> PROBLEM REQUIREMENTS
Extract only the first line of the listing and every line after it up to and including the one with "1427, 1490, 1554];". Omit the pictures.

> SOURCE RECORDS
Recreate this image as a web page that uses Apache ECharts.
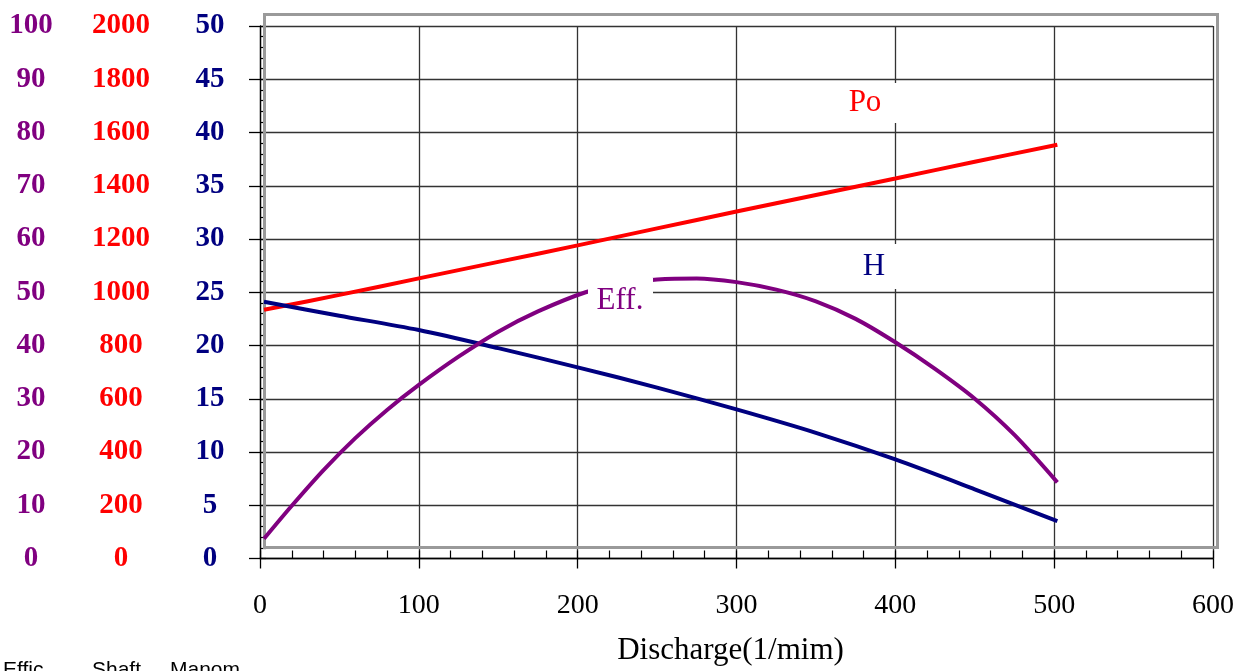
<!DOCTYPE html>
<html>
<head>
<meta charset="utf-8">
<script src="https://cdn.jsdelivr.net/npm/echarts@6/dist/echarts.min.js"></script>
<style>
html,body{margin:0;padding:0;background:#fff;}
#chart{width:1249px;height:671px;}
</style>
</head>
<body>
<div id="chart"></div>
<script>
// Discharge (1/min)
var poX = [2.5, 50, 100, 150, 200, 250, 300, 350, 400, 450, 502];
var poVals = [934, 990, 1052, 1114, 1176, 1240, 1303, 1365, 1427, 1490, 1554];

var hX = [2.5, 50, 100, 150, 200, 250, 300, 350, 400, 450, 502];
var hVals = [24.1, 22.8, 21.45, 19.75, 17.95, 16.05, 14.0, 11.8, 9.3, 6.5, 3.5];

var effX = [2.5, 20, 40, 60, 80, 100, 125, 150, 175, 205, 228, 250, 275, 300, 325, 350, 375, 400, 425, 450, 475, 502];
var effVals = [3.7, 9.9, 16.6, 22.6, 27.9, 32.6, 37.9, 42.6, 46.4, 50.0, 51.6, 52.4, 52.6, 51.9, 50.5, 48.3, 45.0, 40.6, 35.6, 30.0, 23.2, 14.3];

var xTicks = [0, 100, 200, 300, 400, 500, 600];
var hTicks = [0, 5, 10, 15, 20, 25, 30, 35, 40, 45, 50];
var poTicks = [0, 200, 400, 600, 800, 1000, 1200, 1400, 1600, 1800, 2000];
var effTicks = [0, 10, 20, 30, 40, 50, 60, 70, 80, 90, 100];

function pairs(xs, ys) { return xs.map(function (x, i) { return [x, ys[i]]; }); }
function plain(v) { return String(v); }

var NAVY = '#000080', RED = '#ff0000', PURPLE = '#800080';
var SERIF = 'Liberation Serif';

var chart = echarts.init(document.getElementById('chart'));
chart.setOption({
  animation: false,
  backgroundColor: '#fff',
  grid: { left: 260, right: 36, top: 26, bottom: 111, containLabel: false },
  xAxis: [
    {
      type: 'value', min: xTicks[0], max: xTicks[xTicks.length - 1], interval: 100,
      position: 'bottom',
      axisLine: { show: true, onZero: false, lineStyle: { color: '#000', width: 1.3 } },
      axisTick: { show: true, inside: false, length: 10, lineStyle: { color: '#000', width: 1.3 } },
      splitLine: { show: true, lineStyle: { color: '#333', width: 1.3 } },
      axisLabel: { color: '#000', fontFamily: SERIF, fontSize: 28, margin: 47, verticalAlign: 'middle', formatter: plain },
      name: 'Discharge(1/mim)', nameLocation: 'middle', nameGap: 92,
      nameTextStyle: { color: '#000', fontFamily: SERIF, fontSize: 31, verticalAlign: 'middle', padding: [0, 12, 0, 0] }
    },
    {
      type: 'value', min: 0, max: 600, interval: 20, position: 'bottom',
      axisLine: { show: false },
      axisTick: { show: true, inside: true, length: 8, lineStyle: { color: '#000', width: 1.2 } },
      splitLine: { show: false }, axisLabel: { show: false }
    }
  ],
  yAxis: [
    {
      type: 'value', min: hTicks[0], max: hTicks[hTicks.length - 1], interval: 5, position: 'left',
      axisLine: { show: true, onZero: false, lineStyle: { color: '#000', width: 1.3 } },
      axisTick: { show: true, inside: false, length: 11, lineStyle: { color: '#000', width: 1.3 } },
      splitLine: { show: true, lineStyle: { color: '#333', width: 1.3 } },
      axisLabel: { color: NAVY, fontFamily: SERIF, fontWeight: 'bold', fontSize: 29, align: 'center', verticalAlign: 'middle', margin: 50, formatter: plain }
    },
    {
      type: 'value', min: poTicks[0], max: poTicks[poTicks.length - 1], interval: 200, position: 'left',
      axisLine: { show: false }, axisTick: { show: false }, splitLine: { show: false },
      axisLabel: { color: RED, fontFamily: SERIF, fontWeight: 'bold', fontSize: 29, align: 'center', verticalAlign: 'middle', margin: 139, formatter: plain }
    },
    {
      type: 'value', min: effTicks[0], max: effTicks[effTicks.length - 1], interval: 10, position: 'left',
      axisLine: { show: false }, axisTick: { show: false }, splitLine: { show: false },
      axisLabel: { color: PURPLE, fontFamily: SERIF, fontWeight: 'bold', fontSize: 29, align: 'center', verticalAlign: 'middle', margin: 229, formatter: plain }
    },
    {
      type: 'value', min: 0, max: 50, interval: 1, position: 'left',
      axisLine: { show: false },
      axisTick: { show: true, inside: true, length: 6, lineStyle: { color: '#000', width: 1.2 } },
      splitLine: { show: false }, axisLabel: { show: false }
    }
  ],
  series: [
    {
      name: 'Po', type: 'line', xAxisIndex: 0, yAxisIndex: 1, data: pairs(poX, poVals),
      smooth: 0.3, showSymbol: false, symbol: 'none', lineStyle: { color: RED, width: 4 }, z: 3
    },
    {
      name: 'H', type: 'line', xAxisIndex: 0, yAxisIndex: 0, data: pairs(hX, hVals),
      smooth: 0.3, showSymbol: false, symbol: 'none', lineStyle: { color: NAVY, width: 4 }, z: 3
    },
    {
      name: 'Eff.', type: 'line', xAxisIndex: 0, yAxisIndex: 2, data: pairs(effX, effVals),
      smooth: 0.3, showSymbol: false, symbol: 'none', lineStyle: { color: PURPLE, width: 4 }, z: 3
    }
  ],
  graphic: [
    { type: 'rect', z: 1, silent: true, shape: { x: 264.5, y: 14.5, width: 953, height: 533 },
      style: { fill: 'none', stroke: '#9a9a9a', lineWidth: 3 } },
    // label boxes
    { type: 'rect', z: 50, shape: { x: 832, y: 83, width: 68, height: 40 }, style: { fill: '#fff' } },
    { type: 'text', z: 51, style: { text: 'Po', x: 865, y: 103, fill: RED, font: '31px "Liberation Serif"', textAlign: 'center', textVerticalAlign: 'middle' } },
    { type: 'rect', z: 50, shape: { x: 850, y: 244, width: 50, height: 45 }, style: { fill: '#fff' } },
    { type: 'text', z: 51, style: { text: 'H', x: 874, y: 267, fill: NAVY, font: '31px "Liberation Serif"', textAlign: 'center', textVerticalAlign: 'middle' } },
    { type: 'rect', z: 50, shape: { x: 588, y: 278, width: 65, height: 44 }, style: { fill: '#fff' } },
    { type: 'text', z: 51, style: { text: 'Eff.', x: 620, y: 301, fill: PURPLE, font: '31px "Liberation Serif"', textAlign: 'center', textVerticalAlign: 'middle' } },
    // bottom-left captions
    { type: 'text', z: 51, style: { text: 'Effic.', x: 3, y: 660, fill: '#000', font: '21px "Liberation Sans"', textVerticalAlign: 'top' } },
    { type: 'text', z: 51, style: { text: 'Shaft', x: 92, y: 660, fill: '#000', font: '21px "Liberation Sans"', textVerticalAlign: 'top' } },
    { type: 'text', z: 51, style: { text: 'Manom', x: 170, y: 660, fill: '#000', font: '21px "Liberation Sans"', textVerticalAlign: 'top' } }
  ]
});
</script>
</body>
</html>
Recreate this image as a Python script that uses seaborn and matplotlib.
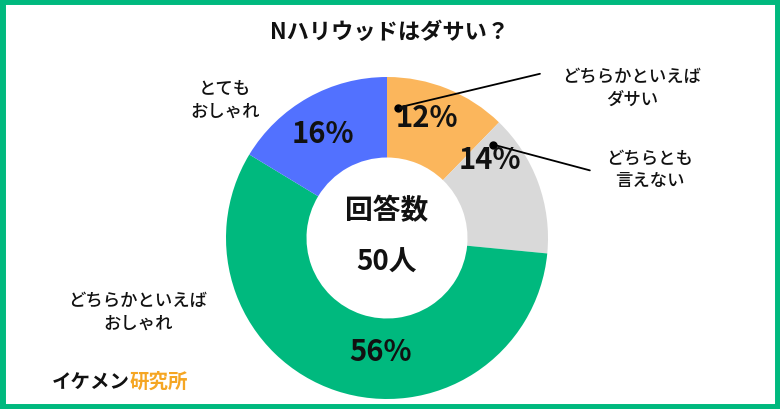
import matplotlib
matplotlib.use("Agg")
import matplotlib.pyplot as plt
import seaborn as sns
from matplotlib.patches import Rectangle

sns.set_theme(style="white")
plt.rcParams['font.family'] = ['Noto Sans CJK JP', 'DejaVu Sans']

categories = ["どちらかといえば\nダサい", "どちらとも\n言えない", "どちらかといえば\nおしゃれ", "とても\nおしゃれ"]
values = [12, 14, 56, 16]
colors = ["#FBB65C", "#D9D9D9", "#00B97E", "#5271FF"]

fig = plt.figure(figsize=(7.8, 4.1), dpi=100)
fig.patch.set_facecolor("white")
fig.patches.append(Rectangle((0.003, 0.005), 0.994, 0.99, transform=fig.transFigure,
                             fill=False, edgecolor="#00B97E", linewidth=5))

cx, cy, R = 387, 239, 161
ax = fig.add_axes([(cx - R) / 780, (410 - cy - R) / 410, 2 * R / 780, 2 * R / 410])
wedges, _ = ax.pie(values, colors=colors, startangle=90, counterclock=False,
                   radius=1.0, wedgeprops=dict(width=0.5, edgecolor="white", linewidth=0))
ax.set_xlim(-1, 1); ax.set_ylim(-1, 1); ax.set_aspect("equal"); ax.axis("off")

pct_pos = [(0.25, 0.75), (0.64, 0.49), (-0.04, -0.70), (-0.40, 0.65)]
for v, (x, y) in zip(values, pct_pos):
    ax.text(x, y, f"{v}%", ha="center", va="center", fontsize=21, fontweight="bold", color="#111")

ax.text(0, 0.17, "回答数", ha="center", va="center", fontsize=20, fontweight="bold", color="#111")
ax.text(0, -0.15, "50人", ha="center", va="center", fontsize=20, fontweight="bold", color="#111")

ax.plot([0.07, 0.95], [0.81, 1.02], color="black", lw=1.3, clip_on=False)
ax.plot([0.07], [0.81], "o", color="black", ms=5, clip_on=False)
ax.plot([0.66, 1.26], [0.58, 0.42], color="black", lw=1.3, clip_on=False)
ax.plot([0.66], [0.58], "o", color="black", ms=5, clip_on=False)

fig.text(390 / 780, 378 / 410, "Nハリウッドはダサい？", ha="center", va="center", fontsize=16, fontweight="bold", color="#111")
kw = dict(ha="center", va="center", fontsize=12.5, fontweight="medium", color="#111", linespacing=1.35)
fig.text(632 / 780, 322 / 410, categories[0], **kw)
fig.text(650 / 780, 240 / 410, categories[1], **kw)
fig.text(138 / 780, 98 / 410, categories[2], **kw)
fig.text(225 / 780, 310 / 410, categories[3], **kw)

t1 = fig.text(52 / 780, 28 / 410, "イケメン", ha="left", va="center", fontsize=14, fontweight="bold", color="#111")
fig.canvas.draw()
bb = t1.get_window_extent()
fig.text(bb.x1 / 780, 28 / 410, "研究所", ha="left", va="center", fontsize=14, fontweight="bold", color="#F5A623")

fig.savefig("out.png", dpi=100, facecolor="white")
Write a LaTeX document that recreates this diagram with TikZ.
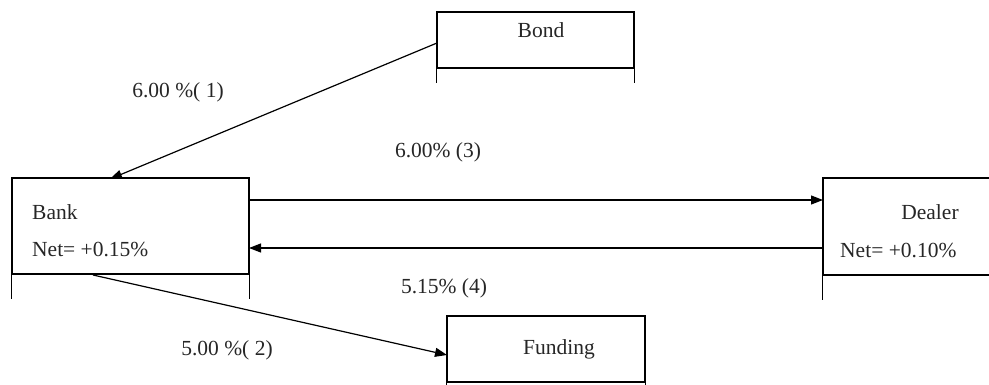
\documentclass[tikz,border=0pt]{standalone}
\usepackage{fontspec}
\setmainfont{Liberation Serif}
\usetikzlibrary{arrows.meta}
\begin{document}
\begin{tikzpicture}[x=1pt,y=-1pt,
  box/.style={draw, line width=1.2pt, rectangle, inner sep=0pt},
  ext/.style={line width=1.2pt},
  lbl/.style={font=\fontsize{21.5}{24}\selectfont, inner sep=0pt, text=black!85},
  conn/.style={line width=1.2pt, -{Triangle[length=12pt,width=9pt]}}]
\useasboundingbox (0,0) rectangle (989,385);
% boxes
\node[box, minimum width=197pt, minimum height=56pt] (bond) at (535.5,40) {};
\node[box, minimum width=237pt, minimum height=96pt] (bank) at (130.5,226) {};
\node[box, minimum width=200pt, minimum height=97pt] (dealer) at (923,226.5) {};
\node[box, minimum width=198pt, minimum height=66pt] (funding) at (546,349) {};
% extensions
\draw[ext] (bond.south west) -- ++(0,14);
\draw[ext] (bond.south east) -- ++(0,14);
\draw[ext] (bank.south west) -- ++(0,24);
\draw[ext] (bank.south east) -- ++(0,24);
\draw[ext] (dealer.south west) -- ++(0,24);
\draw[ext] (funding.south west) -- ++(0,10);
\draw[ext] (funding.south east) -- ++(0,10);
% texts
\node[lbl] (bondt) at (541,30) {Bond};
\node[lbl, anchor=west] (bankt) at (32,212) {Bank};
\node[lbl, anchor=west] (banknet) at (32,250) {Net= +0.15\%};
\node[lbl] (dealert) at (930,212) {Dealer};
\node[lbl, anchor=west] (dealernet) at (840,251) {Net= +0.10\%};
\node[lbl] (fundingt) at (559,349) {Funding};
% connector anchor points
\coordinate (b1) at (437,43);
\coordinate (k1) at (110,179);
\coordinate (k2) at (249,200);
\coordinate (d2) at (823,200);
\coordinate (d3) at (823,248);
\coordinate (k3) at (249,248);
\coordinate (k4) at (93,275);
\coordinate (f4) at (447,355);
\draw[conn] (b1) -- (k1);
\draw[conn] (k2) -- (d2);
\draw[conn] (d3) -- (k3);
\draw[conn] (k4) -- (f4);
% labels
\node[lbl] (l1) at (178,92) {6.00 \%( 1)};
\node[lbl] (l3) at (438,152) {6.00\% (3)};
\node[lbl] (l4) at (444,288) {5.15\% (4)};
\node[lbl] (l2) at (227,350) {5.00 \%( 2)};
\end{tikzpicture}
\end{document}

> REPLY
Recreate this image as a web page that uses Apache ECharts.
<!DOCTYPE html>
<html>
<head>
<meta charset="utf-8">
<script src="https://cdn.jsdelivr.net/npm/echarts@6/dist/echarts.min.js"></script>
<style>
html,body{margin:0;padding:0;background:#fff;}
#chart{width:1249px;height:671px;}
</style>
</head>
<body>
<div id="chart"></div>
<script>
// Discharge (1/min)
var poX = [2.5, 50, 100, 150, 200, 250, 300, 350, 400, 450, 502];
var poVals = [934, 990, 1052, 1114, 1176, 1240, 1303, 1365, 1427, 1490, 1554];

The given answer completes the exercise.